Validation: ICE should commission a study to analyse and validate the 12 lines of defence against infrastructure failure

Lesson sharing: ICE should work with other infrastructure organisations to improve how the sector shares information from safety reviews, accidents, failures and near misses.

Competence: ICE should review the robustness of its Continuing Professional Development regime and Code of Professional Conduct. ICE should also review the effectiveness of arrangements for professional oversight of assets in different sub-sectors of infrastructure.

Governance: ICE should work with other infrastructure organisations to identify if improvements can be made to the role played by governance in the development and management of assets. This should include the competence of boards, scrutiny systems and the presence of a technically competent engineering voice in safety-critical decisions.

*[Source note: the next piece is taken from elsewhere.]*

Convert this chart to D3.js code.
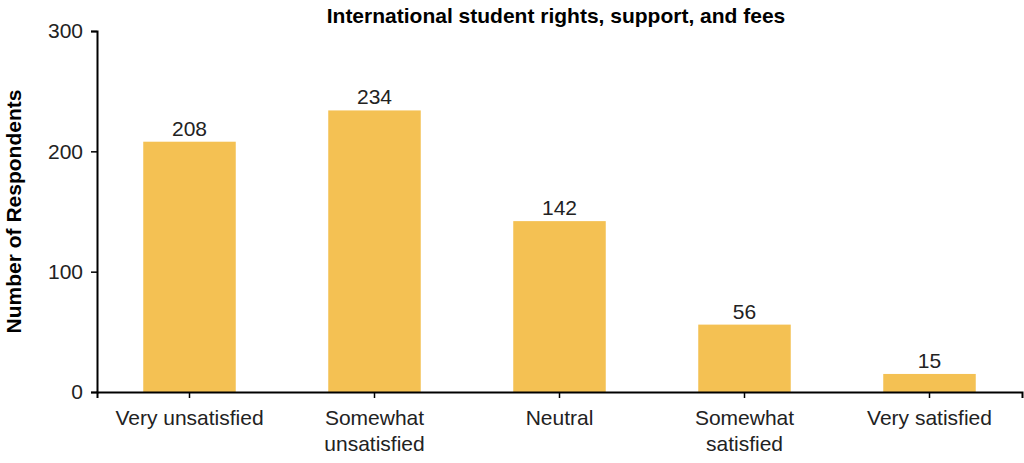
<!DOCTYPE html>
<html>
<head>
<meta charset="utf-8">
<script src="https://cdn.jsdelivr.net/npm/d3@7"></script>
<style>
  body { margin: 0; background: #fff; }
  text { font-family: "Liberation Sans", Arial, sans-serif; }
</style>
</head>
<body>
<div id="chart"></div>
<script>
const categories = ['Very unsatisfied', 'Somewhat\nunsatisfied', 'Neutral', 'Somewhat\nsatisfied', 'Very satisfied'];
const counts = [208, 234, 142, 56, 15];
const yTicks = [0, 100, 200, 300];

let margin = {top: 31, right: 2, bottom: 71, left: 97};
let width = 1024 - margin.left - margin.right;
let height = 463 - margin.top - margin.bottom;

let svg = d3.select('#chart')
            .append('svg')
                .attr('width', 1024)
                .attr('height', 463)
            .append('g')
                .attr('transform', `translate(${margin.left},${margin.top})`);

let xScale = d3.scaleBand()
               .domain(categories)
               .range([0, width])
               .paddingInner(0.5)
               .paddingOuter(0.25);

let yScale = d3.scaleLinear()
               .domain([0, 300])
               .range([height, 0]);

svg.selectAll('rect')
    .data(counts)
    .enter()
    .append('rect')
        .attr('x', (d, i) => xScale(categories[i]))
        .attr('y', (d) => yScale(d))
        .attr('width', xScale.bandwidth())
        .attr('height', (d) => height - yScale(d))
        .attr('fill', '#f4c153');

svg.selectAll('.val')
    .data(counts)
    .enter()
    .append('text')
        .attr('class', 'val')
        .attr('x', (d, i) => xScale(categories[i]) + xScale.bandwidth() / 2)
        .attr('y', (d) => yScale(d) - 6)
        .attr('text-anchor', 'middle')
        .attr('font-size', '21px')
        .attr('fill', '#222')
        .text((d) => d);

// Eixo X
let xAxis = svg.append('g')
    .attr('transform', `translate(0,${height})`)
    .call(d3.axisBottom(xScale).tickSize(6).tickFormat(''));
xAxis.select('.domain').attr('stroke-width', 2);
xAxis.selectAll('.tick line').attr('stroke-width', 1.5);
xAxis.selectAll('.tick').each(function(d) {
    let t = d3.select(this).append('text')
        .attr('fill', '#222')
        .attr('font-size', '21px')
        .attr('text-anchor', 'middle');
    d.split('\n').forEach((line, k) => {
        t.append('tspan').attr('x', 0).attr('y', 33 + k * 26).text(line);
    });
});

// Eixo Y
let yAxis = svg.append('g')
    .call(d3.axisLeft(yScale).tickValues(yTicks).tickSize(6).tickPadding(8));
yAxis.select('.domain').attr('stroke-width', 2);
yAxis.selectAll('.tick line').attr('stroke-width', 1.5);
yAxis.selectAll('.tick text').attr('font-size', '21px').attr('fill', '#222');

svg.append('text')
    .attr('transform', 'rotate(-90)')
    .attr('x', -height / 2)
    .attr('y', -76)
    .attr('text-anchor', 'middle')
    .attr('font-size', '21px')
    .attr('font-weight', 'bold')
    .text('Number of Respondents');

svg.append('text')
    .attr('x', 459)
    .attr('y', -8)
    .attr('text-anchor', 'middle')
    .attr('font-size', '21px')
    .attr('font-weight', 'bold')
    .text('International student rights, support, and fees');
</script>
</body>
</html>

Peter Hansford said: “The interim report considers whether we fully understand vulnerabilities that lie behind the risks of serious failure in our economic infrastructure. The panel and I have identified a model for lines of defence against failures in infrastructure. The recommendations we make are to protect against the potential blind spots that we have discovered while compiling the report.

“There is no suggestion that there is an unacceptable risk of infrastructure failure but it is the duty of a responsible industry and professional body to take reasonable steps to protect against risk as far as possible.”

ICE's current President, Professor Tim Broyd said: “The country witnessed a major tragedy during the Grenfell Tower fire. Our industry delivers major economic infrastructure and it is beholden on us to make sure that we are fully aware of the risks of potential failure. That is why I commissioned this report and why I have asked the director general of ICE to take a series of actions in light of the recommendations.

“I would like to thank the Panel for all their work in producing this interim report in a short period of time and for helping the industry to respond appropriately to a public tragedy.”

The details and findings of the report will be shared with other professional engineering bodies and made available on the ICE website. The work of the three task groups is expected to conclude in spring 2018.